The formula suae pis contrud exeic fefacust ionc suae pis herest meddis moltaum licitud ‘If anyone acts contrary to this, if any magistrate shall wish to fine him, it is allowed’ is essentially a word for word translation of the third century Latin legal phrase sei quis aruorsu hac faxit ... seiue mac[i]steratus uolet moltare, [li]cetod. ‘If anyone acts contrary to this ... if a magistrate wants to impose a fine, it is allowed.’

===Fourth paragraph===

In Oscan:

Pon censtur (19) Bansae toutam censazet pis ceus Bantins fust, censamur esvf in, eituam poizad ligud (20) iusc censtur censaum angetuzet Aut suaepis censtomen nei cebnust dolud mallud (21) in. eizeic uincter, esuf comenei lamatir pr. meddixud toutad praesentid perum dolum (22) mallom, in. amiricatud alio famelo in. ei. siuom paei eizeisfust pae ancensto fust, (23) toutico estud.

In English:

When the censors shall take the census of the people of Bantia, whoever is a citizen of Bantia shall be rated, himself and his property, according to the law under which these censors shall have proposed to take the census. And if any one fraudulently fails to come to the census, and is convicted of it, let him be scourged (?) in the assembly, under the magistracy of the praetor, in the presence of the people, and let the rest of his household, and all his property which is not rated, become public property without remuneration to him.

===Fifth paragraph===

In Oscan:

Pr, suae praefucus pod post exac Bansaefust, suae pis op eizois com (24) atrud ligud acum herest, auti pru medicatud manim aserum eizazunc egmazum (25) pas exaiscen ligis serif tas set, ne phim pruhipid mais zicolois X nesimois. Suae pis contrud (26) exeic pruhipust, molto etanto estud: n. . In. suaepis ionc meddis moltaunt herest, licitud.

In English:

The praetor, or if there shall be a prefect at Bantia after
this, in case any one wishes to go to law with another before them, or to make a forcible seizure, as if judgment had been rendered, on these matters which are written of in these laws, shall not prevent one for more than the ten succeeding days. If any one contrary to this shall prevent, the fine shall be 1000 sesterces. And if any magistrate wishes to fix the fine he may do so, but only for a fine involving less than half the property shall it be permitted.

===Sixth paragraph===

The sixth paragraph is more fragmentary that the first five.

In Oscan:

Pr, censtur Bansae (28) ne pisfu\idy nei suae q. fust, nep censtur fuidj net suae pr. fust. In. suaepii pr. in. suae- . . . (29) ]um nerumfust, izic post eizuc tr.pl. nifuid. Suaepis (30) [contrud exeic tr. pL facus f]ust izic amprufid facus estud. Idic medicifn eizuc (31) ...[pocapid Bansae']... medicim acunumm IV nesimum (32) ... um pod (33) ... medicim.

In English:

No one shall be praetor or censor of Bantia unless he has been quaestor, nor shall any one be censor unless he has been praetor. And if any one shall be praetor, and ... he shall not become a tribune of the people after this. And if any one shall be made tribune contrary to this, he shall be made so wrongfully.

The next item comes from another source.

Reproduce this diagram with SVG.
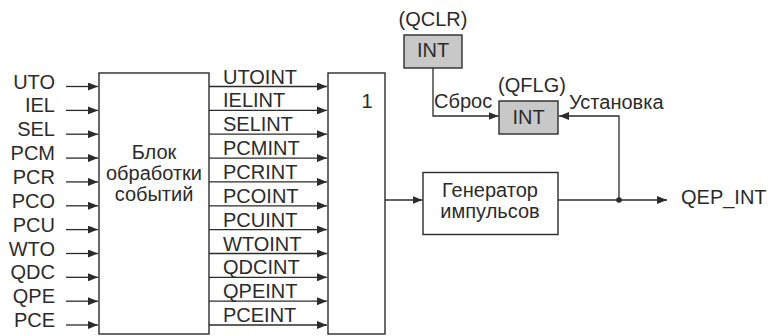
<svg xmlns="http://www.w3.org/2000/svg" width="771" height="336" viewBox="0 0 771 336">
<defs>
<marker id="arr" viewBox="0 0 10 8" refX="10" refY="4" markerWidth="10" markerHeight="8" markerUnits="userSpaceOnUse" orient="auto">
<path d="M0,0 L10,4 L0,8 Z" fill="#2b2b2b"/>
</marker>
<style>
.t{font-family:"Liberation Sans",Arial,sans-serif;font-size:20px;fill:#2b2b2b}
.e{text-anchor:end}
.m{text-anchor:middle}
.box{fill:#fff;stroke:#2b2b2b;stroke-width:1.4}
.reg{fill:#c8c8c8;stroke:#2b2b2b;stroke-width:1.4}
.ln{fill:none;stroke:#2b2b2b;stroke-width:1.3;marker-end:url(#arr)}
.pl{fill:none;stroke:#2b2b2b;stroke-width:1.3}
</style>
</defs>
<rect width="771" height="336" fill="#fff"/>

<g id="connectors">
<path class="ln" d="M66,86.5H98"/>
<path class="ln" d="M66,110.4H98"/>
<path class="ln" d="M66,134.2H98"/>
<path class="ln" d="M66,158.1H98"/>
<path class="ln" d="M66,181.9H98"/>
<path class="ln" d="M66,205.8H98"/>
<path class="ln" d="M66,229.6H98"/>
<path class="ln" d="M66,253.5H98"/>
<path class="ln" d="M66,277.3H98"/>
<path class="ln" d="M66,301.2H98"/>
<path class="ln" d="M66,325H98"/>

<path class="ln" d="M209,86.5H327"/>
<path class="ln" d="M209,110.4H327"/>
<path class="ln" d="M209,134.2H327"/>
<path class="ln" d="M209,158.1H327"/>
<path class="ln" d="M209,181.9H327"/>
<path class="ln" d="M209,205.8H327"/>
<path class="ln" d="M209,229.6H327"/>
<path class="ln" d="M209,253.5H327"/>
<path class="ln" d="M209,277.3H327"/>
<path class="ln" d="M209,301.2H327"/>
<path class="ln" d="M209,325H327"/>

<path class="ln" d="M385,200H422.5"/>
<path class="ln" d="M558,200H667"/>
<path class="ln" d="M619,200V116H559"/>
<path class="ln" d="M433,68V116H498.5"/>
<circle cx="619" cy="200" r="2.8" fill="#2b2b2b"/>

<text class="t" x="223" y="83.5">UTOINT</text>
<text class="t" x="223" y="107.4">IELINT</text>
<text class="t" x="223" y="131.2">SELINT</text>
<text class="t" x="223" y="155.1">PCMINT</text>
<text class="t" x="223" y="178.9">PCRINT</text>
<text class="t" x="223" y="202.8">PCOINT</text>
<text class="t" x="223" y="226.6">PCUINT</text>
<text class="t" x="223" y="250.5">WTOINT</text>
<text class="t" x="223" y="274.3">QDCINT</text>
<text class="t" x="223" y="298.2">QPEINT</text>
<text class="t" x="223" y="322">PCEINT</text>
<text class="t" x="434" y="108">Сброс</text>
<text class="t" x="569" y="109">Установка</text>
</g>

<g id="inputs">
<text class="t e" x="55" y="88.5">UTO</text>
<text class="t e" x="55" y="112.4">IEL</text>
<text class="t e" x="55" y="136.2">SEL</text>
<text class="t e" x="55" y="160.1">PCM</text>
<text class="t e" x="55" y="183.9">PCR</text>
<text class="t e" x="55" y="207.8">PCO</text>
<text class="t e" x="55" y="231.6">PCU</text>
<text class="t e" x="55" y="255.5">WTO</text>
<text class="t e" x="55" y="279.3">QDC</text>
<text class="t e" x="55" y="303.2">QPE</text>
<text class="t e" x="55" y="327">PCE</text>
</g>

<g id="event-block">
<rect class="box" x="99" y="73" width="110" height="261"/>
<text class="t m" x="154" y="159">Блок</text>
<text class="t m" x="154" y="180">обработки</text>
<text class="t m" x="154" y="201">событий</text>
</g>

<g id="or-block">
<rect class="box" x="328" y="73" width="57" height="261"/>
<text class="t m" x="367" y="108">1</text>
</g>

<g id="generator">
<rect class="box" x="423" y="172.5" width="135" height="62"/>
<text class="t m" x="490" y="197">Генератор</text>
<text class="t m" x="490" y="217.5">импульсов</text>
</g>

<g id="qclr">
<text class="t m" x="433" y="25.5">(QCLR)</text>
<rect class="reg" x="404" y="35" width="58" height="33"/>
<text class="t m" x="433" y="57">INT</text>
</g>

<g id="qflg">
<text class="t m" x="532" y="92">(QFLG)</text>
<rect class="reg" x="499" y="101" width="59" height="33"/>
<text class="t m" x="528.5" y="123.5">INT</text>
</g>

<g id="qep-int">
<text class="t" x="681" y="204">QEP_INT</text>
</g>
</svg>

===Fragment Adamesteano===

Transcription:

 ]-LEIIST DOLOM[
]D MALUD SUDANA [
]ONC MEDDIS MOLTAUM H [
]MOLTAUM LICITUD PIS [?] CC ARA [
]STRAM CARNOM ACENEIS USUROM
]N II EH EX AC LIGUD ALLAM
]HIPUST PANTES CENSAS FUST
]S ACENEI POIZEIPID SPENTUD Q
]S IN EISIUSS DEIV ANS DEAVAT
]ENEIS PERUM DOLUM MALOM

Notes: The exact meaning of this fragment is not completely clear, but it seems to refer to a fine of 1200 pounds in silver, to the census and to an oath.

Note first full phrase and the final phrase, perum dolum malum/d discussed above.

The phrase ex ac ligud seems to be a borrowing of the very common Latin legal phrase ex hac(e) lege "in accordance with this law."